* [SET PROBLEM]
Without including any images, repeat the data exactly.

* [SUPPLIED INFORMATION]
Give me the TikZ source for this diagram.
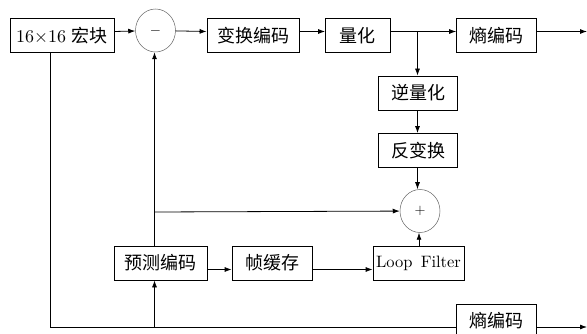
\documentclass[tikz,border=0pt]{standalone}
\usepackage{fontspec}
\setmainfont{lmroman10-regular.otf}
\newfontfamily\cjk{Noto Sans CJK SC}
\usetikzlibrary{arrows.meta,shapes.geometric}
\begin{document}
\begin{tikzpicture}[x=1pt,y=-1pt,
  blk/.style={draw, line width=0.8pt, inner sep=0pt, minimum height=34pt,
    font=\fontsize{18}{20}\selectfont},
  sumc/.style={ellipse, draw=black!60, line width=0.5pt, inner sep=0pt,
    minimum width=40pt, minimum height=43pt, font=\fontsize{14}{14}\selectfont},
  arr/.style={-{Latex[length=7pt,width=5pt]}, line width=0.8pt},
  ln/.style={line width=0.8pt}]
\clip (0,0) rectangle (587,334);
\useasboundingbox (0,0) rectangle (587,334);
% nodes
\node[blk, minimum width=104pt] (in) at (62,35.5) {16×16 {\cjk 宏块}};
\node[sumc] (minus) at (155.5,30.5) {$-$};
\node[blk, minimum width=92pt] (T) at (253,35.5) {\cjk 变换编码};
\node[blk, minimum width=64.5pt] (Q) at (357.75,35.5) {\cjk 量化};
\node[blk, minimum width=80pt] (E1) at (496.6,35.5) {\cjk 熵编码};
\node[blk, minimum width=79pt] (IQ) at (418,93) {\cjk 逆量化};
\node[blk, minimum width=79pt] (IT) at (418,150.5) {\cjk 反变换};
\node[sumc] (plus) at (420,211) {$+$};
\node[blk, minimum width=91pt, font=\fontsize{16.5}{18}\selectfont] (LF) at (418.5,263) {Loop\hspace{0.5em}Filter};
\node[blk, minimum width=80pt] (FB) at (272,263) {\cjk 帧缓存};
\node[blk, minimum width=93pt] (P) at (160.5,263) {\cjk 预测编码};
\node[blk, minimum width=80pt] (E2) at (496.6,321) {\cjk 熵编码};
% helper coordinates
\coordinate (r1) at (0,31.5);
\coordinate (out1) at (587,31.5);
\coordinate (b1) at (417.5,0);
\coordinate (b2) at (419,0);
\coordinate (j1) at (154.5,212);
\coordinate (r3) at (0,269.5);
\coordinate (k) at (50,0);
\coordinate (r4) at (0,327);
\coordinate (out2) at (587,327);
% connectors
\draw[arr] (in.east |- r1) -- (minus);
\draw[arr] (minus) -- (T.west |- r1);
\draw[arr] (T.east |- r1) -- (Q.west |- r1);
\draw[arr] (Q.east |- r1) -- (E1.west |- r1);
\draw[arr] (E1.east |- r1) -- (out1);
\draw[arr] (b1 |- r1) -- (IQ.north -| b1);
\draw[arr] (IQ.south -| b1) -- (IT.north -| b1);
\draw[arr] (IT.south -| b1) -- (plus.north -| b1);
\draw[arr] (LF.north -| b2) -- (plus.south -| b2);
\draw[arr] (P.north -| j1) -- (minus.south -| j1);
\draw[arr] (j1) -- (plus);
\draw[arr] (P.east |- r3) -- (FB.west |- r3);
\draw[arr] (FB.east |- r3) -- (LF.west |- r3);
\draw[ln] (in.south -| k) -- (k |- r4) -- (E2.west |- r4);
\draw[arr] (j1 |- r4) -- (P.south -| j1);
\draw[arr] (E2.east |- r4) -- (out2);
\end{tikzpicture}
\end{document}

* [TASK RESPONSE]
Give me the TikZ source for this diagram.
\documentclass[tikz,border=0pt]{standalone}
\usepackage{fontspec}
\setmainfont{lmroman10-regular.otf}
\newfontfamily\cjk{Noto Sans CJK SC}
\usetikzlibrary{arrows.meta,shapes.geometric}
\begin{document}
\begin{tikzpicture}[x=1pt,y=-1pt,
  blk/.style={draw, line width=0.8pt, inner sep=0pt, minimum height=34pt,
    font=\fontsize{18}{20}\selectfont},
  sumc/.style={ellipse, draw=black!60, line width=0.5pt, inner sep=0pt,
    minimum width=40pt, minimum height=43pt, font=\fontsize{14}{14}\selectfont},
  arr/.style={-{Latex[length=7pt,width=5pt]}, line width=0.8pt},
  ln/.style={line width=0.8pt}]
\clip (0,0) rectangle (587,334);
\useasboundingbox (0,0) rectangle (587,334);
% nodes
\node[blk, minimum width=104pt] (in) at (62,35.5) {16×16 {\cjk 宏块}};
\node[sumc] (minus) at (155.5,30.5) {$-$};
\node[blk, minimum width=92pt] (T) at (253,35.5) {\cjk 变换编码};
\node[blk, minimum width=64.5pt] (Q) at (357.75,35.5) {\cjk 量化};
\node[blk, minimum width=80pt] (E1) at (496.6,35.5) {\cjk 熵编码};
\node[blk, minimum width=79pt] (IQ) at (418,93) {\cjk 逆量化};
\node[blk, minimum width=79pt] (IT) at (418,150.5) {\cjk 反变换};
\node[sumc] (plus) at (420,211) {$+$};
\node[blk, minimum width=91pt, font=\fontsize{16.5}{18}\selectfont] (LF) at (418.5,263) {Loop\hspace{0.5em}Filter};
\node[blk, minimum width=80pt] (FB) at (272,263) {\cjk 帧缓存};
\node[blk, minimum width=93pt] (P) at (160.5,263) {\cjk 预测编码};
\node[blk, minimum width=80pt] (E2) at (496.6,321) {\cjk 熵编码};
% helper coordinates
\coordinate (r1) at (0,31.5);
\coordinate (out1) at (587,31.5);
\coordinate (b1) at (417.5,0);
\coordinate (b2) at (419,0);
\coordinate (j1) at (154.5,212);
\coordinate (r3) at (0,269.5);
\coordinate (k) at (50,0);
\coordinate (r4) at (0,327);
\coordinate (out2) at (587,327);
% connectors
\draw[arr] (in.east |- r1) -- (minus);
\draw[arr] (minus) -- (T.west |- r1);
\draw[arr] (T.east |- r1) -- (Q.west |- r1);
\draw[arr] (Q.east |- r1) -- (E1.west |- r1);
\draw[arr] (E1.east |- r1) -- (out1);
\draw[arr] (b1 |- r1) -- (IQ.north -| b1);
\draw[arr] (IQ.south -| b1) -- (IT.north -| b1);
\draw[arr] (IT.south -| b1) -- (plus.north -| b1);
\draw[arr] (LF.north -| b2) -- (plus.south -| b2);
\draw[arr] (P.north -| j1) -- (minus.south -| j1);
\draw[arr] (j1) -- (plus);
\draw[arr] (P.east |- r3) -- (FB.west |- r3);
\draw[arr] (FB.east |- r3) -- (LF.west |- r3);
\draw[ln] (in.south -| k) -- (k |- r4) -- (E2.west |- r4);
\draw[arr] (j1 |- r4) -- (P.south -| j1);
\draw[arr] (E2.east |- r4) -- (out2);
\end{tikzpicture}
\end{document}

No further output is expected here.